因为吸引人的矿物,只要是星际边缘的星球,又没有矿物的,不会有人感兴趣。
“只找到了三种草药,接下来的任务依旧艰巨。”明婳跟随他们上了星舰,想着一个星球只发现三种草药,觉得有点荒谬。
想想古地球,那么多的草药;而在星际,一颗星球上只找到了三种草药,就离谱。
南斯道:“明小姐,能找到三种已经很不错了;之后会有人来接手衡武星,将衡武星发展成发现的三种草药的种植基地,日后想要炼制净化丹,不怕找不到草药用。”
“发展起来也好。”反正是无主的,能在这座星球上发现这三种草药;说明,这个星球上是适合三种草药生存条件的,在衡武星种植是个正确的选择。
接下来的半年时间,他们走了八个星球才找齐了所有可替代的草药;一行人回到了首都星二军团,明婳投入到了改良丹方的大工程里,一进入就是一个多月。
再出来,新配方的净化丹成功出炉。
约见南斯上将前来,跟随他来的有好些人;其中不乏一团军和三军团、四军团的主事人。
一行人在客厅落座,玉宸主动回避,回房打坐去了;在房间里布下一个结界,外面便无法打扰到他。

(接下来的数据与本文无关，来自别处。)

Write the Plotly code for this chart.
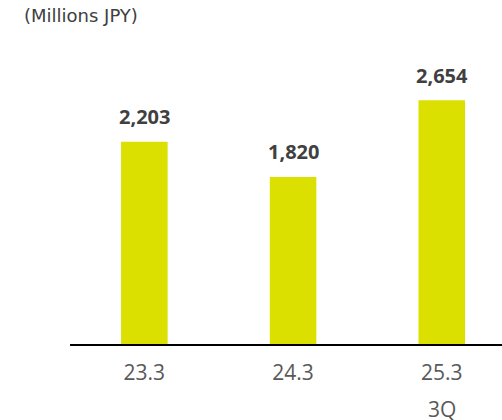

“南斯上将,给。”明婳在单人沙发坐下,给了坐在手边第一个位置的南斯上将手边,“稍后我会将炼制丹药的视频发给您,是放到平台上让大家学,还是你们聘请专人来学都无所谓,我不参与。”
她选择性不成为别人的工具人,若是日后有个麻烦就来找她,她得烦不胜烦。
“有人不懂的可以将问题累积起来,请南斯上将转交给我;我会在问题的下放做出解答,再请南斯上交转交给你们。”坦然表示,都别来烦她。
其他三个军团的主事人是万万没料到她是这么个性格,差点下不来台。
南斯道:“明小姐能将净化丹的丹方和炼制过程给我们,我们已经感激不尽;不敢求其他的,若是有不懂的,各位尽可汇总起来交给我,由我来转交给明婳小姐。”
“知道了,南斯上将。”
“这方法也好,明小姐能轻松不少;毕竟,明小姐要做的事情太多了。”
“我也没意见,只是,明小姐可否说说您的治疗方式;精神力暴动要如何才能治疗?我听说南斯上将已经痊愈了,有了一例成功案例,后期您太忙,我们也没能找到机会。现在在您面前,我们便直接问了,希望明小姐能告知。”

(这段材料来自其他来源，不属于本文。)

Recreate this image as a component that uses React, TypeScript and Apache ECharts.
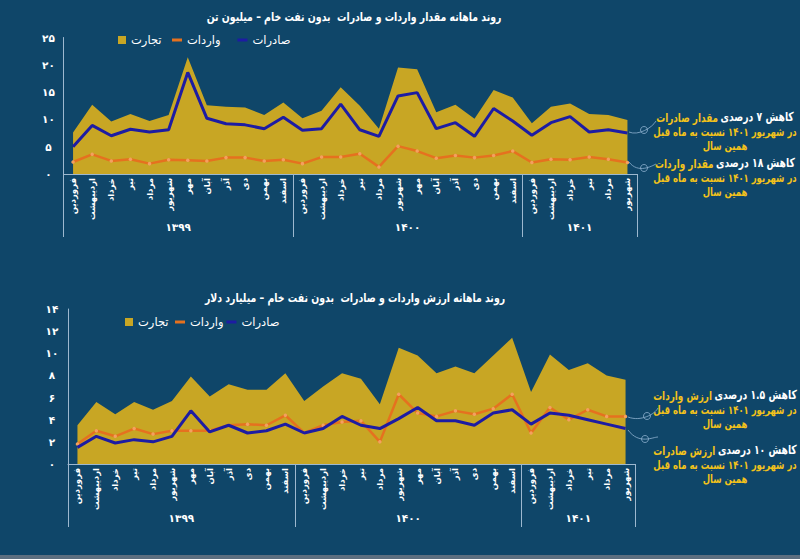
import React, { useEffect, useRef } from 'react';
import * as echarts from 'echarts';

// ---- data ----
const months = ['فروردین', 'اردیبهشت', 'خرداد', 'تیر', 'مرداد', 'شهریور', 'مهر', 'آبان', 'آذر', 'دی', 'بهمن', 'اسفند'];
const yearLabels = ['۱۳۹۹', '۱۴۰۰', '۱۴۰۱'];
const yearMonthCounts = [12, 12, 6];
const categories = yearMonthCounts.flatMap((n) => months.slice(0, n));

const seriesNames = ['تجارت', 'واردات', 'صادرات'];

// million tonnes
const volTrade = [7.6, 12.7, 9.6, 11.0, 9.7, 10.8, 21.4, 12.6, 12.3, 12.2, 10.8, 13.1, 10.2, 11.6, 15.9, 12.5, 8.3, 19.5, 19.2, 11.3, 12.7, 10.1, 15.4, 14.0, 9.3, 12.3, 12.9, 11.0, 10.8, 9.9];
const volImports = [2.2, 3.6, 2.4, 2.7, 1.9, 2.6, 2.5, 2.4, 3.0, 3.0, 2.4, 2.6, 1.9, 3.1, 3.1, 3.7, 1.3, 5.1, 4.2, 2.9, 3.4, 3.0, 3.4, 4.2, 2.1, 2.7, 2.6, 3.1, 2.7, 2.1];
const volExports = [5.0, 8.9, 7.0, 8.2, 7.7, 8.1, 18.6, 10.2, 9.2, 9.0, 8.3, 10.4, 8.0, 8.3, 12.8, 8.1, 6.9, 14.3, 14.9, 8.3, 9.4, 6.9, 12.0, 9.7, 7.1, 9.4, 10.5, 7.7, 8.1, 7.5];

// billion dollars
const valTrade = [3.5, 5.6, 4.5, 5.6, 4.9, 5.7, 7.9, 6.1, 7.2, 6.7, 6.7, 8.2, 5.7, 7.0, 8.2, 7.7, 5.4, 10.5, 9.8, 8.2, 8.8, 8.2, 9.8, 11.4, 6.5, 9.9, 8.5, 9.1, 8.0, 7.6];
const valImports = [1.8, 3.0, 2.5, 3.2, 2.7, 3.0, 3.0, 3.0, 3.5, 3.6, 3.5, 4.4, 2.8, 3.5, 3.8, 3.9, 2.0, 6.3, 4.6, 4.3, 4.8, 4.5, 5.0, 6.3, 2.8, 5.1, 4.0, 4.9, 4.3, 4.3];
const valExports = [1.5, 2.5, 1.9, 2.2, 2.0, 2.5, 4.8, 2.9, 3.5, 2.8, 3.0, 3.6, 2.8, 3.2, 4.3, 3.5, 3.2, 4.1, 5.1, 3.9, 3.9, 3.5, 4.6, 4.9, 3.6, 4.6, 4.4, 4.0, 3.6, 3.2];

const titleVol = 'روند ماهانه مقدار واردات و صادرات  بدون نفت خام – میلیون تن';
const titleVal = 'روند ماهانه ارزش واردات و صادرات  بدون نفت خام – میلیارد دلار';
const noteLine2 = 'در شهریور ۱۴۰۱ نسبت به ماه قبل';
const noteLine3 = 'همین سال';

// ---- styles ----
const BG = '#0f4669';
const GOLD = '#c8a624';
const ORANGE = '#e5711f';
const ORANGE_DOT = '#f3a15f';
const BLUE = '#1d1ca3';
const AXIS = '#9db8cf';
const GOLD_TXT = '#f2c21b';
const FONT = 'DejaVu Sans';

const fa = (s: string | number) => String(s).replace(/\d/g, (d) => '۰۱۲۳۴۵۶۷۸۹'[+d]);

const yearCenters: number[] = [];
{
  let acc = 0;
  for (const n of yearMonthCounts) {
    yearCenters.push(acc + n / 2);
    acc += n;
  }
}

function buildAxes(gridIndex: number, yMax: number, yInterval: number, yMargin: number, yearMargin: number) {
  const catAxis = {
    type: 'category',
    gridIndex,
    data: categories,
    boundaryGap: true,
    axisLine: { show: true, lineStyle: { color: AXIS, width: 1 } },
    axisTick: {
      show: true,
      interval: (i: number) => i % 12 === 0,
      length: 63,
      lineStyle: { color: AXIS, width: 1 },
    },
    axisLabel: {
      interval: 0,
      rotate: 90,
      margin: 4,
      color: '#ffffff',
      fontSize: 8.5,
      fontWeight: 'bold',
      fontFamily: FONT,
    },
  };
  const yearAxis = {
    type: 'value',
    gridIndex,
    position: 'bottom',
    min: 0,
    max: categories.length,
    interval: 1,
    axisLine: { show: false },
    axisTick: { show: false },
    splitLine: { show: false },
    axisLabel: {
      margin: yearMargin,
      color: '#ffffff',
      fontSize: 10.5,
      fontWeight: 'bold',
      fontFamily: FONT,
      formatter: (v: number) => {
        const i = yearCenters.indexOf(v);
        return i >= 0 ? yearLabels[i] : '';
      },
    },
  };
  const yAxis = {
    type: 'value',
    gridIndex,
    min: 0,
    max: yMax,
    interval: yInterval,
    axisLine: { show: true, lineStyle: { color: AXIS, width: 1 } },
    axisTick: { show: false },
    splitLine: { show: false },
    axisLabel: {
      margin: yMargin,
      align: 'center',
      color: '#ffffff',
      fontSize: 10.5,
      fontWeight: 'bold',
      fontFamily: FONT,
      formatter: (v: number) => fa(v),
    },
  };
  return { catAxis, yearAxis, yAxis };
}

function buildSeries(xAxisIndex: number, yAxisIndex: number, trade: number[], imports: number[], exports: number[]) {
  return [
    {
      name: seriesNames[0],
      type: 'line',
      xAxisIndex,
      yAxisIndex,
      data: trade,
      symbol: 'none',
      color: GOLD,
      lineStyle: { width: 0, opacity: 0 },
      areaStyle: { color: GOLD, opacity: 1 },
      z: 1,
    },
    {
      name: seriesNames[1],
      type: 'line',
      xAxisIndex,
      yAxisIndex,
      data: imports,
      color: ORANGE,
      symbol: 'circle',
      symbolSize: 3.5,
      showSymbol: true,
      itemStyle: { color: ORANGE_DOT },
      lineStyle: { color: ORANGE, width: 2.5 },
      z: 2,
    },
    {
      name: seriesNames[2],
      type: 'line',
      xAxisIndex,
      yAxisIndex,
      data: exports,
      color: BLUE,
      symbol: 'none',
      lineStyle: { color: BLUE, width: 3 },
      z: 3,
    },
  ];
}

const legendText = { color: '#ffffff', fontSize: 11.5, fontFamily: FONT };

const NOTE_SCALE = 0.74;
const TITLE_SCALE = 0.78;

function annotation(x: number, y: number, white: string, gold: string) {
  const line = (text: string, dy: number) => ({
    type: 'text',
    x,
    y: y + dy,
    scaleX: NOTE_SCALE,
    style: {
      text,
      fill: GOLD_TXT,
      fontSize: 11.5,
      fontWeight: 'bold',
      fontFamily: FONT,
      align: 'center',
      verticalAlign: 'middle',
    },
  });
  return [
    {
      type: 'text',
      x,
      y,
      scaleX: NOTE_SCALE,
      style: {
        text: `{g|${gold}} {w|${white}}`,
        align: 'center',
        verticalAlign: 'middle',
        rich: {
          g: { fill: GOLD_TXT, fontSize: 12, fontWeight: 'bold', fontFamily: FONT },
          w: { fill: '#ffffff', fontSize: 12.5, fontWeight: 'bold', fontFamily: FONT },
        },
      },
    },
    line(noteLine2, 15),
    line(noteLine3, 29.5),
  ];
}

function connector(x1: number, y1: number, cx: number, cy: number, x2: number, y2: number) {
  return [
    {
      type: 'bezierCurve',
      shape: { x1, y1, cpx1: cx - 6, cpy1: cy + 6, cpx2: cx + 8, cpy2: cy - 2, x2, y2 },
      style: { stroke: '#8fb3d1', lineWidth: 0.8, fill: 'none' },
    },
    {
      type: 'circle',
      shape: { cx, cy, r: 3.5 },
      style: { stroke: '#8fb3d1', lineWidth: 0.8, fill: 'none' },
    },
  ];
}

export default function App() {
  const ref = useRef<HTMLDivElement>(null);

  useEffect(() => {
    if (!ref.current) return;
    const chart = echarts.init(ref.current, undefined, { renderer: 'svg' });
    const top = buildAxes(0, 25, 5, 15, 47);
    const bot = buildAxes(1, 14, 2, 16, 48);

    chart.setOption({
      animation: false,
      backgroundColor: BG,
      textStyle: { fontFamily: FONT },
      grid: [
        { left: 63.5, top: 37.5, width: 573.5, height: 136.5, containLabel: false },
        { left: 68, top: 309, width: 567, height: 155, containLabel: false },
      ],
      xAxis: [top.catAxis, top.yearAxis, bot.catAxis, bot.yearAxis],
      yAxis: [top.yAxis, bot.yAxis],
      legend: [
        {
          left: 118, top: 34, padding: 0, itemWidth: 8, itemHeight: 8, icon: 'rect',
          data: [{ name: seriesNames[0], itemStyle: { color: GOLD } }], textStyle: legendText,
        },
        {
          left: 172, top: 34, padding: 0, itemWidth: 10, itemHeight: 3, icon: 'rect', itemGap: 17,
          data: [
            { name: seriesNames[1], itemStyle: { color: ORANGE } },
            { name: seriesNames[2], itemStyle: { color: BLUE } },
          ],
          textStyle: legendText,
        },
        {
          left: 125, top: 316, padding: 0, itemWidth: 8, itemHeight: 8, icon: 'rect',
          data: [{ name: seriesNames[0], itemStyle: { color: GOLD } }], textStyle: legendText,
        },
        {
          left: 175, top: 316, padding: 0, itemWidth: 10, itemHeight: 3, icon: 'rect', itemGap: 3,
          data: [
            { name: seriesNames[1], itemStyle: { color: ORANGE } },
            { name: seriesNames[2], itemStyle: { color: BLUE } },
          ],
          textStyle: legendText,
        },
      ],
      series: [
        ...buildSeries(0, 0, volTrade, volImports, volExports),
        ...buildSeries(2, 1, valTrade, valImports, valExports),
      ],
      graphic: [
        {
          type: 'text', x: 354, y: 17, scaleX: TITLE_SCALE,
          style: { text: titleVol, fill: '#ffffff', fontSize: 12, fontWeight: 'bold', fontFamily: FONT, align: 'center', verticalAlign: 'middle' },
        },
        {
          type: 'text', x: 355, y: 298, scaleX: TITLE_SCALE,
          style: { text: titleVal, fill: '#ffffff', fontSize: 12, fontWeight: 'bold', fontFamily: FONT, align: 'center', verticalAlign: 'middle' },
        },
        ...annotation(725, 117, 'کاهش ۷ درصدی', 'مقدار صادرات'),
        ...annotation(725, 163, 'کاهش ۱۸ درصدی', 'مقدار واردات'),
        ...annotation(725, 395, 'کاهش ۱.۵ درصدی', 'ارزش واردات'),
        ...annotation(725, 450, 'کاهش ۱۰ درصدی', 'ارزش صادرات'),
        ...connector(629, 132, 644, 130, 656, 121),
        ...connector(629, 162, 644, 168, 656, 164),
        ...connector(628, 417, 647, 416, 658, 408),
        ...connector(628, 430, 645, 439, 658, 437),
        {
          type: 'rect', shape: { x: 0, y: 555, width: 800, height: 4 },
          style: { fill: '#5d6f80' },
        },
      ],
    });
    return () => chart.dispose();
  }, []);

  return (
    <div
      ref={ref}
      style={{ position: 'absolute', left: 0, top: 0, width: 800, height: 559, background: BG }}
    />
  );
}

开口的是三军团的人,他一开口,另外两个军团的人忙道。
“我们不想问,别拉上我们。”想死自己去,拉着他们做什么?
明婳可不是好脾气的人,从她说的话来看就知道;真想踩着她,那是做梦。人家可不是那等没靠山的小喽喽,二军团都是她的靠山,依照她做出的贡献,上面就不可能让她出事。
反而是他们几个主事人,真被明小姐厌弃了,或者得罪了人家;后期的净化丹、精神力疗愈怎么办?求人都找不到地儿。
“明小姐,我们没有窥探您的技术的意思,他说他的,与我们无关。”一团军的主事人和气的跟人撇开关系,“净化丹和治疗精神力暴动的方法都是您研究出来的,您教不教,我们都没意见。只是,我们军团的战士们的精神力暴动,得麻烦明小姐出面。”
他们不做对强取人家手艺的事儿,但,在精神力暴动这一块儿,是真的需要她出手。
三军团主事人脸色一变,一阵青一阵白;大家不是同气连枝吗?怎么就把罪过全推到他头上了?想是这么想,却不能这么说,满心憋屈。
明婳瞟他一眼,收回视线,“治疗的方法我已经放在平台上了,无非是催动精神力念经文罢了;能否参透其中关键,与我五官,真心想求教的人自然回来求教,找不到关窍的我也不会多说。”
一点见底都没有的人,她真的没法教。
没点基础,教起来纯粹是浪费时间;所以,在现代世界,为什么那么多人对修道有兴趣却不得其门而入呢?究其原因是他们不愿意下苦功夫,只想找个师傅跟着学就完了。
可是,世间也有少数人是愿意下功夫的,人家师傅放着愿意下苦工的人不收,非要收一个只想坐享其成的人做什么?吃饱了撑的?还是脑子坏了?
“明白,这些事情,我们都明白;我们军团的疗愈师们也在钻,只是到现在也没钻到点儿眉目,经文到是会念,结合精神力之后就不是那么回事,效果见不到,甚至会让精神力暴动的更厉害。”四军团的主事人苦着脸,眉目间肉眼可见的愁。
明婳知晓人家是做给她看的,并没放在心上。
“等到有人钻研出一点经验了,可以送到我这里来。”不管学什么都是需要天赋的,有天赋又愿意努力,她倒是愿意接受调.教一下。
为的是发扬这种治疗方式,让更多星际人类受益,她也能赚取更多的功德。
美!
在赚取功德的同时,她又不愿意让人轻视了佛经里的东西;反正在星际世界没有时间限制,慢慢来也不着急,需要的是有耐心、有定性、有天赋、有毅力的人。
说白了,她不想让星际人来太轻易得到正确的疗愈之法。
总要淘汰一批人,扶起一批人;让人明白,她的法门不是那么好学的,治疗方式也不是那么简单的,听她在直播间持咒诵经就有效果,人家都会以为她是颗大白菜了。
“好好好,我让他们认真去钻,下双倍的努力去做;有点经验了,您愿意教导,他们肯定愿意往死里钻。”一军团的主事人将感激写在脸上。
其他几个军团的主事人纷纷投以鄙视的视线,又在心里后悔反映慢了一步。